Il ciclo del banditskoe kino si conclude in qualche modo con Žmurki, perché fa del banditismo (e della tematica generale degli anni Novanta) motivo di ironia: bisogna capire che nel 2005, anno di uscita del film, ormai si poteva ridere di questa tematica proprio perché ormai in Russia non esistevano più situazioni simili. Le organizzazioni criminali e le scorribande per la strada erano state già eliminate dallo Stato russo attraverso le numerose leggi e le riforme che erano state introdotte: proprio perché il regista si trovava all’interno di un periodo storico completamente diverso e proprio perché non esisteva più quella realtà, era possibile ridere e parodiare quel mondo criminale che per l’intera decade aveva dominato il panorama storico della Russia.

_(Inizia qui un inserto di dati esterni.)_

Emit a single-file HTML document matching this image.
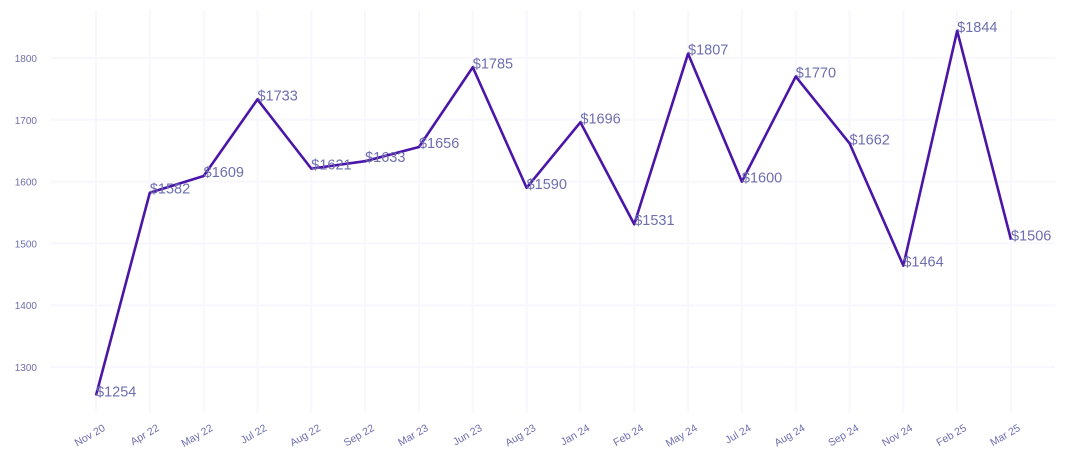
<!DOCTYPE html>
<html><head><meta charset="utf-8"><style>
body{margin:0;background:#fff;}
svg{display:block;font-family:"Liberation Sans",sans-serif;}
</style></head><body>
<svg id="chart" width="1070" height="465" viewBox="0 0 1070 465">
<g id="grid"></g>
<g id="yaxis"></g>
<g id="xaxis"></g>
<g id="series"></g>
</svg>
<script>
const categories=["Nov 20","Apr 22","May 22","Jul 22","Aug 22","Sep 22","Mar 23","Jun 23","Aug 23","Jan 24","Feb 24","May 24","Jul 24","Aug 24","Sep 24","Nov 24","Feb 25","Mar 25"];
const values=[1254,1582,1609,1733,1621,1633,1656,1785,1590,1696,1531,1807,1600,1770,1662,1464,1844,1506];
const yTicks=[1300,1400,1500,1600,1700,1800];
const NS="http://www.w3.org/2000/svg";
const x0=96,x1=1011;
function xs(i){return x0+(x1-x0)*i/(categories.length-1);}
function ys(v){return 58+(1800-v)*(367-58)/500;}
function mk(t,a,p){const e=document.createElementNS(NS,t);for(const k in a)e.setAttribute(k,a[k]);p.appendChild(e);return e;}
const grid=document.getElementById('grid'),ya=document.getElementById('yaxis'),xa=document.getElementById('xaxis'),se=document.getElementById('series');
yTicks.forEach(v=>{
 const l=mk('line',{x1:50,x2:1055,y1:ys(v),y2:ys(v),stroke:'#f7f7fd','stroke-width':2},grid);
 
 
 const t=mk('text',{x:37,y:ys(v)+4,'text-anchor':'end','font-size':10,fill:'#6e6eb0'},ya);
 t.textContent=v;
 
 
});
categories.forEach((c,i)=>{
 const x=xs(i);
 const l=mk('line',{x1:x,x2:x,y1:10,y2:413,stroke:'#f7f7fd','stroke-width':2},grid);
 
 
 const t=mk('text',{x:x+10,y:430,'text-anchor':'end','font-size':10.5,fill:'#6e6eb0',transform:`rotate(-30 ${x+10} 430)`},xa);
 t.textContent=c;
 
 
});
const pts=values.map((v,i)=>xs(i)+','+ys(v)).join(' ');
const pl=mk('polyline',{points:pts,fill:'none',stroke:'#4b16a8','stroke-width':2.6,'stroke-linejoin':'round'},se);


values.forEach((v,i)=>{
 const t=mk('text',{x:xs(i),y:ys(v)+1,'font-size':14.5,fill:'#6e6eb0'},se);
 t.textContent='$'+v;
 
 
});
</script>
</body></html>
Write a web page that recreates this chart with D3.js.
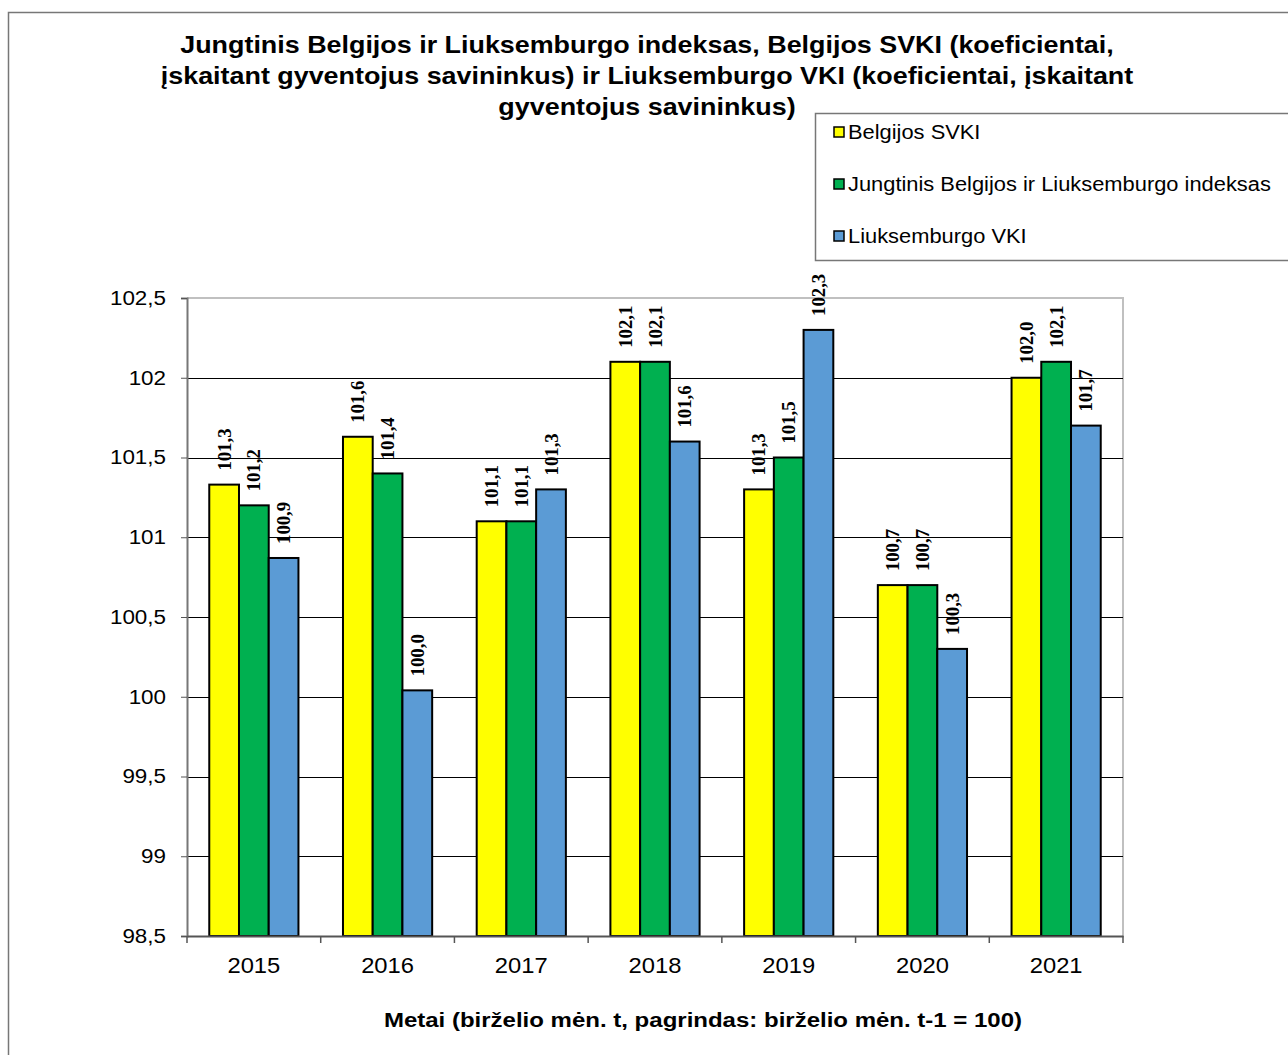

Centrale per l’analisi del periodo è proprio il finale del film di Žmurki, che ci riporta nell’anno 2005: da banditi, i due protagonisti si sono trasformati in deputati della Duma di Stato e siedono su delle poltrone davanti a una finestra grande con la vista sul Cremlino.

 

Dopo il grande excursus sui lichie devjanostye, la storia ritorna nei sytye nulevye (i ben nutriti Duemila), il tempo in cui si trovano gli spettatori, i registi e gli attori e si capisce che non c’è una contrapposizione che si basa sull’idea di dell’ “allora non c’erano leggi, ora sono apparse”, bensì proprio dalla mancanza di legge, del sangue e del grottesco degli anni Novanta sono nati gli anni Duemila: la conclusione di ciò è che i banditi si trovano non più nelle strade, ma sono entrati a far parte della leadership politica e dei potenti della nazione.